20 thoughts on “Hackaday Links: November 25, 2018

  1. For small craft flying visual it is not that hard to get a pilots licence; so while the survey indicates no pilot I could easily see them finding licenced pilots for VFR not that unobtainable.

        1. Additionally, since an VTOL craft implies vertical/hover operation, it might be required to have both a fixed wing and helicopter CPL (they are separate and not directly convertible) And since a VTOL will undoubtedly be a multi-engine craft this is another rating that needs to be added. Since there is already a worldwide shortage of pilots I doubt Uber would be able to find enough people capable of getting a multi-engine (helicopter and fixed wing) CPL that would be willing to work for Uber rates

          1. More like there is a world wide shortage of pilots willing to pay +150k to get the license and type’s for commercial airliners, along with paying for the required amount of flight hours and then working for 24k/year.

    1. I just finished my Commercial with my multi-engine, instrument, and rotary-wing endorsements. I did a lot of practice on simulators, so cut down on the hours I needed in an aircraft, but I still walked out of there $50,000 lighter. I doubt any competent pilot is going to be willing to put down that kind of cash just to work for Uber, especially when there are so many other jobs that they do to earn their 1500.

      Since this will be flying near major cities, and thus near a lot of very sensitive areas, particularly stadiums and other pubic gatherings, they are going to need to implement TSA security checkpoints as well as baggage inspection. Also, the aircraft will require a separate, secure cargo hold for carrying restricted baggage.
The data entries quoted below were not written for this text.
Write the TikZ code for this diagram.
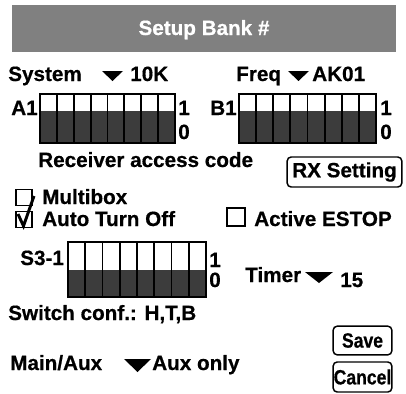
\documentclass[tikz,border=0pt]{standalone}
\usepackage{fontspec}
\setmainfont{Liberation Sans}[BoldFeatures={FakeBold=0.6}]
\newfontfamily\narrowfont{Liberation Sans}[FakeStretch=0.85, BoldFeatures={FakeBold=0.6}]
\usetikzlibrary{positioning}
\definecolor{titlegray}{HTML}{808080}
\definecolor{switchdark}{HTML}{3C3C3C}
\tikzset{
    txt/.style={font=\bfseries\fontsize{15.5}{18}\selectfont, inner sep=0pt, anchor=base west},
    button/.style={draw, rounded corners=3pt, line width=1.1pt, inner sep=0pt},
    checkbox/.style={draw, line width=0.9pt, inner sep=0pt},
    dropdown/.style={fill=black}
}
% x0, x1, top, split, bottom
\newcommand{\dipbank}[5]{%
    \foreach \i in {0,...,7} {
        \pgfmathsetmacro{\xa}{#1+\i*(#2-#1)/8}
        \pgfmathsetmacro{\xb}{#1+(\i+1)*(#2-#1)/8}
        \fill[white] (\xa,#3) rectangle (\xb,#4);
        \fill[switchdark] (\xa,#4) rectangle (\xb,#5);
        \draw[line width=1.4pt] (\xa,#3) rectangle (\xb,#5);
    }
}

\begin{document}
\begin{tikzpicture}[x=0.75pt, y=-0.75pt]
    \useasboundingbox (0,0) rectangle (406,393);
    % Title bar
    \fill[titlegray] (12,5) rectangle (396,52);
    \node[txt, anchor=base, text=white] (title) at (204,35) {Setup Bank \#};
    % System and frequency
    \node[txt] (system) at (8,81) {System};
    \fill[dropdown] (102,71) -- (123,71) -- (112.5,81) -- cycle;
    \node[txt] (sysval) at (130,81) {10K};
    \node[txt] (freq) at (236,81) {Freq};
    \fill[dropdown] (288,71) -- (309,71) -- (298.5,81) -- cycle;
    \node[txt] (freqval) at (312,81) {AK01};
    % Access code switches
    \node[txt] (a1) at (11,115) {A1};
    \dipbank{40}{175}{94}{111}{143}
    \node[txt] (a1on) at (178,115) {1};
    \node[txt] (a1off) at (178,139) {0};
    \node[txt] (b1) at (210,115) {B1};
    \dipbank{239}{376}{94}{111}{143}
    \node[txt] (b1on) at (380,115) {1};
    \node[txt] (b1off) at (380,139) {0};
    \node[txt] (access) at (38,167) {Receiver access code};
    \node[button, txt, anchor=center, minimum width=86pt, minimum height=22.5pt] (rx) at (344.5,172) {RX Setting};
    % Options
    \node[checkbox, minimum size=12pt] (multicheck) at (24,197.5) {};
    \node[txt] (multi) at (42,204) {Multibox};
    \node[checkbox, minimum size=12pt] (autocheck) at (24,219.5) {};
    \node[txt] (auto) at (42,226) {Auto Turn Off};
    \draw[line width=2.2pt] (18,214) -- (23.5,226) -- (34,196);
    \node[checkbox, minimum size=13.5pt] (estopcheck) at (236,217) {};
    \node[txt] (estop) at (254,226) {Active ESTOP};
    % S3-1 switches
    \node[txt] (s3) at (20,265) {S3-1};
    \dipbank{68}{206}{242}{270}{297}
    \node[txt] (s3on) at (209,267) {1};
    \node[txt] (s3off) at (209,287) {0};
    \node[txt] (timer) at (245,282) {Timer};
    \fill[dropdown] (305,272) -- (333,272) -- (319,283) -- cycle;
    \node[txt] (timerval) at (340,287) {15};
    \node[txt] (conf) at (8,320) {Switch conf.: H,T,B};
    % Main/Aux
    \node[txt] (mainaux) at (10,370) {Main/Aux};
    \fill[dropdown] (124,359) -- (151,359) -- (137.5,372) -- cycle;
    \node[txt] (mainauxval) at (152,370) {Aux only};
    % Buttons
    \node[button, txt, anchor=center, font=\bfseries\narrowfont\fontsize{15.5}{18}\selectfont, minimum width=44pt, minimum height=21.5pt] (save) at (362.5,340.5) {Save};
    \node[button, txt, anchor=center, font=\bfseries\narrowfont\fontsize{15.5}{18}\selectfont, minimum width=44pt, minimum height=22.5pt] (cancel) at (362.5,377) {Cancel};
\end{tikzpicture}
\end{document}
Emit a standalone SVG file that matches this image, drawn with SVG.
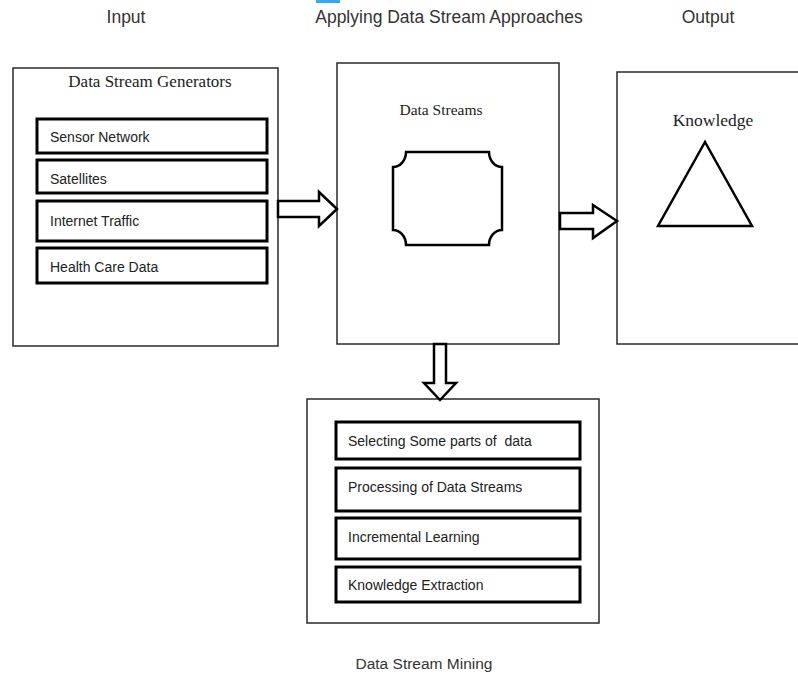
<svg xmlns="http://www.w3.org/2000/svg" width="798" height="674" viewBox="0 0 798 674">
  <defs>
    <style>
      .bg { fill: #ffffff; }
      .outer { fill: none; stroke: #2a2a2a; stroke-width: 1.5; }
      .inner { fill: #ffffff; stroke: #000000; stroke-width: 3; }
      .shape { fill: #ffffff; stroke: #000000; stroke-width: 2.5; stroke-linejoin: miter; }
      .head { font-family: "Liberation Sans", Arial, sans-serif; font-size: 17.5px; fill: #333333; }
      .serif { font-family: "Liberation Serif", "Times New Roman", serif; fill: #222222; }
      .item { font-family: "Liberation Sans", Arial, sans-serif; font-size: 14px; fill: #222222; white-space: pre; }
    </style>
  </defs>
  <rect class="bg" x="0" y="0" width="798" height="674"/>
  <rect x="316" y="0" width="24" height="3" fill="#3aa6f0"/>

  <g id="headings">
    <text class="head" x="126" y="23" text-anchor="middle">Input</text>
    <text class="head" x="449" y="23" text-anchor="middle">Applying Data Stream Approaches</text>
    <text class="head" x="708" y="23" text-anchor="middle">Output</text>
  </g>

  <g id="input-generators">
    <rect class="outer" x="13" y="68" width="265" height="278"/>
    <text class="serif" x="150" y="87" font-size="17" text-anchor="middle">Data Stream Generators</text>
    <g id="sensor-network">
      <rect class="inner" x="37" y="119" width="230" height="34"/>
      <text class="item" x="50" y="142">Sensor Network</text>
    </g>
    <g id="satellites">
      <rect class="inner" x="37" y="160" width="230" height="33"/>
      <text class="item" x="50" y="184">Satellites</text>
    </g>
    <g id="internet-traffic">
      <rect class="inner" x="37" y="201" width="230" height="40"/>
      <text class="item" x="50" y="226">Internet Traffic</text>
    </g>
    <g id="health-care-data">
      <rect class="inner" x="37" y="248" width="230" height="35"/>
      <text class="item" x="50" y="272">Health Care Data</text>
    </g>
  </g>

  <g id="data-streams">
    <rect class="outer" x="337" y="63" width="222" height="281"/>
    <text class="serif" x="441" y="115" font-size="15.5" text-anchor="middle">Data Streams</text>
    <path class="shape" d="M406,152 H489 A13,15 0 0 0 502,167 V230 A13,15 0 0 0 489,245 H406 A13,15 0 0 0 393,230 V167 A13,15 0 0 0 406,152 Z"/>
  </g>

  <g id="output-knowledge">
    <rect class="outer" x="617" y="72" width="200" height="272"/>
    <text class="serif" x="713" y="126" font-size="17.5" text-anchor="middle">Knowledge</text>
    <polygon class="shape" points="705,142 658,226 752,226"/>
  </g>

  <g id="data-stream-mining">
    <rect class="outer" x="307" y="399" width="292" height="224"/>
    <g id="selecting">
      <rect class="inner" x="336" y="422" width="244" height="37"/>
      <text class="item" x="348" y="446" xml:space="preserve">Selecting Some parts of  data</text>
    </g>
    <g id="processing">
      <rect class="inner" x="336" y="468" width="244" height="43"/>
      <text class="item" x="348" y="492">Processing of Data Streams</text>
    </g>
    <g id="incremental">
      <rect class="inner" x="336" y="518" width="244" height="41"/>
      <text class="item" x="348" y="542">Incremental Learning</text>
    </g>
    <g id="extraction">
      <rect class="inner" x="336" y="567" width="244" height="35"/>
      <text class="item" x="348" y="590">Knowledge Extraction</text>
    </g>
    <text class="head" x="424" y="669" style="font-size:15.5px" text-anchor="middle">Data Stream Mining</text>
  </g>

  <g id="connectors">
    <polygon class="shape" points="278,201 319,201 319,192 337,209 319,226 319,217 278,217"/>
    <polygon class="shape" points="560,213 593,213 593,205 617,221 593,238 593,229 560,229"/>
    <polygon class="shape" points="434,344 446,344 446,383 456,383 440,400 424,383 434,383"/>
  </g>
</svg>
      The FAA is also considering amending part 135 rules governing Air Taxi operations to require that at least one of the two required pilots holds an ATP and has performed at least 250 flight hours int he aircraft as the PIC. Pilot Error is the leading cause of deaths among air passengers, especially among air taxi services; second only to freshly minted private pilots celebrating by renting 6+ place aircraft (That they are unfamiliar with), then flying their friends and family to an airport they are also unfamiliar with, then ignoring all advice and flying into marginal weather (This exact scenario alone accounts for almost half the total air accident related deaths each year).

      Plus, no company would ever insure them to do anything like this.

  2. “Uber Air will never happen. The FAA won’t let this one fly, and no company will ever carry passengers without a licensed pilot on board.”
    Not an evidence but it may happen: pilots are increasingly dangerous https://en.wikipedia.org/wiki/Suicide_by_pilot as the rest of air transport is extremely safe. Serious people, not Uber, are studying Urban Air Mobility : https://www.nasa.gov/uamgc https://www.airbus.com/innovation/urban-air-mobility.html https://eu-smartcities.eu/initiatives/840/description or maybe China will do it first http://www.ehang.com/ehang184
    And there is a strong incentive: UBS estimates pilots cost $35Bn/year. https://www.ainonline.com/aviation-news/business-aviation/2017-08-09/ubs-pilotless-airplanes-represent-35b-opportunity
    Freighters may lead the way, and maybe having a “safety pilot” would reassure anxious passengers at first. A CPL is cheap and many wannabees would be happy to accumulate hours for minimum wage.

  3. Anyone know if you can just buy said flexishafts pre-made in single qty from somewhere? (10s of Nm of torque, 10-20cm length)
    All I could find were made to order, which I have no doubt in will be very expensive.
    The rest are either too wimpy (shafts for tiny grinders and other attachments) or way too long (submersible pumps and such)…

  4. I wouldn’t say that passengers will NEVER fly in a pilot-less aircraft, but it is certainly a long time away. Because even once it is definitively proven to be safer, government bureaucracy, corruption, and lobbyists from the pilot’s union and other affected parties will stall it for years and years and years. Sigh.

    1. If you’re going to make the case for corruption there’s more chance of seeing pilot-less aircraft. Legal entities with the resources to corrupt rarely care too much for the safety of others.

  5. I’m afraid you’re wrong on this one. This is actually already happening. I would do more research on this than blasting out an opinion based off an email survey you got. But then again, that’s why the term “late adopters” exists.